Minority is a poem about feeling displaced and rejected from society. It conveys to the reader how helpful literature can be in voicing important opinions to society. The poem communicates the idea of exclusion and the feeling of being unwanted to the reader through meaningful lexical choices and imagery.
Dharker begins with the line “I was born a foreigner.” It is impossible to be born a foreigner, as everybody is born somewhere. However, this line helps to convey to the reader straight away that the persona does not belong and faces prejudice even from the country they were born in due to being the child of an immigrant. In addition to this, throughout the poem, the persona rarely addresses other people, only sometimes referring to the reader as “you.” There is repetition of the personal pronoun “I” throughout suggests that the persona is alone as they do not have anybody else to refer to. This could also suggest how the poet feels she is alone in her thoughts about this subject.

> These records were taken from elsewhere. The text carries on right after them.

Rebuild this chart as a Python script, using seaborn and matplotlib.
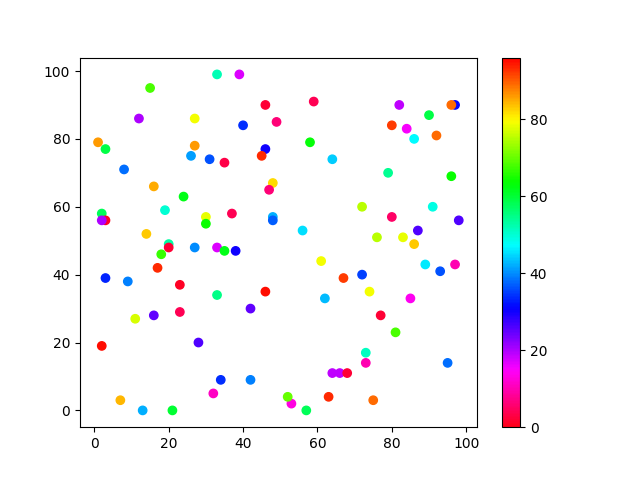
import matplotlib
matplotlib.use("Agg")
import matplotlib.pyplot as plt
import seaborn as sns
import pandas as pd

# --------------------------
# Data
# --------------------------
x_vals = [33, 39, 15, 46, 12, 27, 40, 49, 1, 3, 27, 46, 45, 26, 31, 35, 8, 16, 48, 47,
          24, 19, 2, 3, 2, 37, 30, 30, 48, 48, 14,
          20, 20, 27, 33, 35, 38, 18, 17, 3, 9, 23, 33, 46, 42, 11, 16, 23, 2, 28,
          34, 42, 32, 7, 13, 21,
          59, 58, 64, 82, 97, 96, 90, 80, 84, 92, 86, 79, 96, 72, 91, 80, 98, 56, 87,
          76, 83, 86,
          61, 89, 97, 67, 72, 93, 62, 74, 85, 77, 81, 73, 73, 95, 64, 66, 68, 53, 52,
          63, 75, 57]
y_vals = [99, 99, 95, 90, 86, 86, 84, 85, 79, 77, 78, 77, 75, 75, 74, 73, 71, 66, 67, 65,
          63, 59, 58, 56, 56, 58, 57, 55, 57, 56, 52,
          49, 48, 48, 48, 47, 47, 46, 42, 39, 38, 37, 34, 35, 30, 27, 28, 29, 19, 20,
          9, 9, 5, 3, 0, 0,
          91, 79, 74, 90, 90, 90, 87, 84, 83, 81, 80, 70, 69, 60, 60, 57, 56, 53, 53,
          51, 51, 49,
          44, 43, 43, 39, 40, 41, 33, 35, 33, 28, 23, 17, 14, 14, 11, 11, 11, 2, 4,
          4, 3, 0]
colour_vals = [52, 17, 68, 2, 20, 79, 34, 6, 86, 59, 86, 30, 93, 41, 36, 3, 38, 85, 82, 6,
               62, 50, 58, 1, 20, 4, 78, 64, 42, 37, 83,
               53, 2, 40, 17, 62, 30, 67, 93, 33, 39, 1, 55, 95, 25, 77, 25, 4, 95, 26,
               34, 39, 11, 84, 42, 60,
               4, 63, 44, 19, 31, 89, 59, 92, 15, 89, 47, 54, 64, 75, 49, 5, 26, 45, 26,
               75, 78, 83,
               79, 46, 10, 92, 35, 36, 43, 79, 14, 2, 68, 51, 10, 38, 19, 19, 2, 13, 70,
               93, 89, 58]

df = pd.DataFrame({"x": x_vals, "y": y_vals, "c": colour_vals})

# --------------------------
# Plot
# --------------------------
fig, ax = plt.subplots(figsize=(6.4, 4.8), dpi=100)
norm = plt.Normalize(0, 96)
sns.scatterplot(data=df, x="x", y="y", hue="c", palette="hsv_r", hue_norm=norm,
                s=36, edgecolor="face", linewidth=1, legend=False, ax=ax)
ax.set_xlabel("")
ax.set_ylabel("")

sm = plt.cm.ScalarMappable(cmap="hsv_r", norm=norm)
sm.set_array([])
fig.colorbar(sm, ax=ax)

plt.savefig("out.png")
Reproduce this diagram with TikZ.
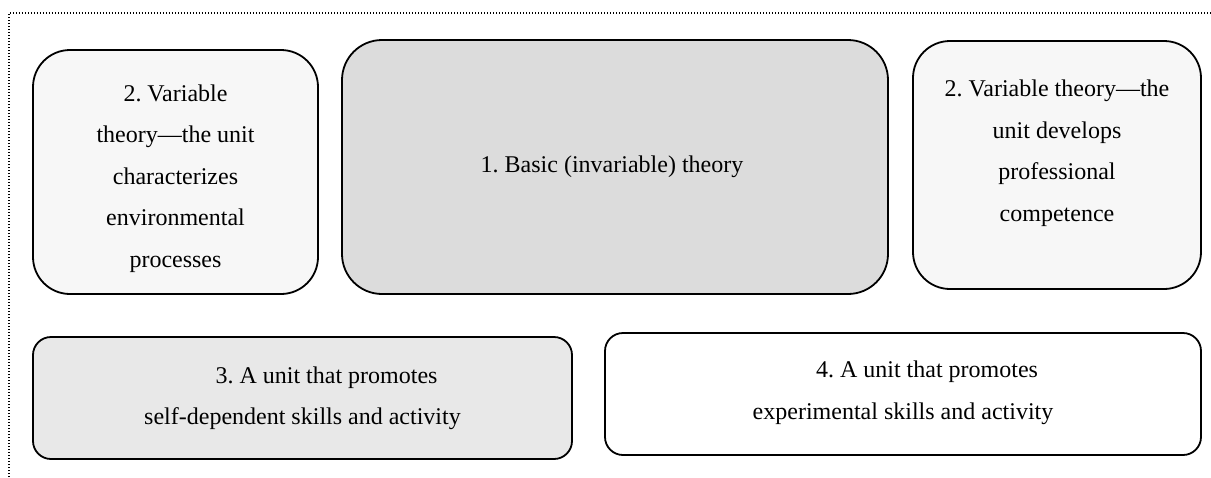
\documentclass[tikz,border=0pt]{standalone}
\usepackage{fontspec}
\setmainfont{Liberation Serif}
\usetikzlibrary{positioning}
\definecolor{unitlight}{RGB}{247,247,247}
\definecolor{unitmid}{RGB}{232,232,232}
\definecolor{unitdark}{RGB}{220,220,220}
\tikzset{
unit/.style={draw, line width=1.8pt, rounded corners=37pt, inner sep=0pt}, % big rounded box
flatunit/.style={unit, rounded corners=18pt}, % lower, flatter boxes
unittext/.style={align=center, inner sep=0pt, font=\fontsize{24pt}{41.5pt}\selectfont}, % text in a box
frame/.style={line width=1.2pt, dash pattern=on 1.2pt off 1.8pt}, % dotted page frame
}
\frenchspacing

\begin{document}
\begin{tikzpicture}[x=1pt, y=-1pt]
    \useasboundingbox (0,0) rectangle (1211,477);
    % dotted frame, open to the right and below
    \coordinate (fbl) at (9,477);
    \coordinate (ftl) at (9,13);
    \coordinate (ftr) at (1211,13);
    \draw[frame] (fbl) -- (ftl) -- (ftr);

    % upper row
    \node[unit, fill=unitlight, minimum width=285pt, minimum height=244pt] (varl) at (175.5,172) {};
    \node[unit, fill=unitdark, minimum width=546pt, minimum height=254pt, rounded corners=40pt] (basic) at (615,167) {};
    \node[unit, fill=unitlight, minimum width=288pt, minimum height=248pt] (varr) at (1057,165) {};
    \node[unittext] (varl-t) at (175.5,178.7) {2. Variable\\theory---the unit\\characterizes\\environmental\\processes};
    \node[unittext] (basic-t) at (612,167) {1. Basic (invariable) theory};
    \node[unittext] (varr-t) at (1057,153) {2. Variable theory---the\\unit develops\\professional\\competence};

    % lower row
    \node[flatunit, fill=unitmid, minimum width=539pt, minimum height=122pt] (selfd) at (302.5,398) {};
    \node[flatunit, fill=white, minimum width=596pt, minimum height=122pt] (exper) at (903,394) {};
    \node[unittext] (selfd-t) at (302.5,398.5) {\hspace*{2em}3. A unit that promotes\\self-dependent skills and activity};
    \node[unittext] (exper-t) at (903,393) {\hspace*{2em}4. A unit that promotes\\experimental skills and activity};
\end{tikzpicture}
\end{document}
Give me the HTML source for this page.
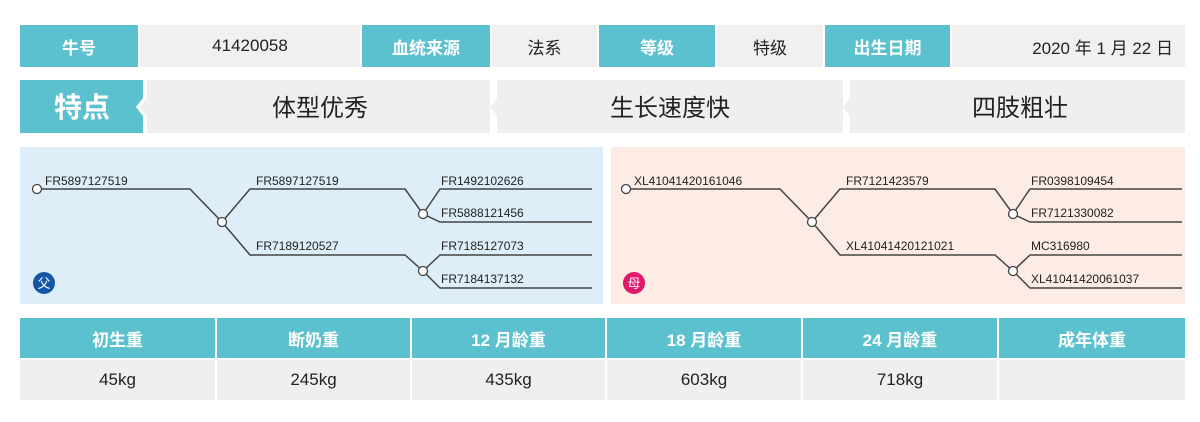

The speaker also uses sensory imagery in order to convey their feelings of being foreign. It is stated that they are “like food cooked in milk of coconut” and there is an “unexpected aftertaste.” The use of this simile expresses to the reader that the persona is not what people expect in their country just as an “unexpected aftertaste” is not what would be expected from a cultures stereotypical meal.
The following stanza speaks about the language barriers between the persona and the people in the society around them. It is stated that “words tumble over, a cunning tripwire on the tongue.” This could be referring to how the persona’s unusual accent may be heard significantly when they say some words. The use of the word “cunning” suggests that the language that the person is trying to speak is tricking them. This use of anthropomorphism when describing the “tripwire” suggests that it is not just society that makes her feel like an outcast, but the language she must speak.
The poet then goes on to write about how writing has no judgement and will accept her. She writes that she scratches on the “growing scab of black on white.” By comparing the prejudice to a scab, she is suggesting that there is a wound that she can heal by putting pen to paper; “black on white.” She then states that “a page doesn’t fight back.” This conveys a strong message to the reader that poetry does not judge and she can convey a message more effectively through this than speaking due to her place in society as a “minority.”
Dharker also uses manichean imagery to emphasise her emotion towards the subject of the poem. She writes “so I scratch, scratch through the night.” The fact that the speaker works on this “through the night” suggests that the problem is keeping the persona awake. The use of “the night” creates a dark atmosphere and a dismal but strong tone as the reader feels as though the persona works extremely hard for their rights and wants them so much that they will stay up all night formulating their feelings into words that can convey a message.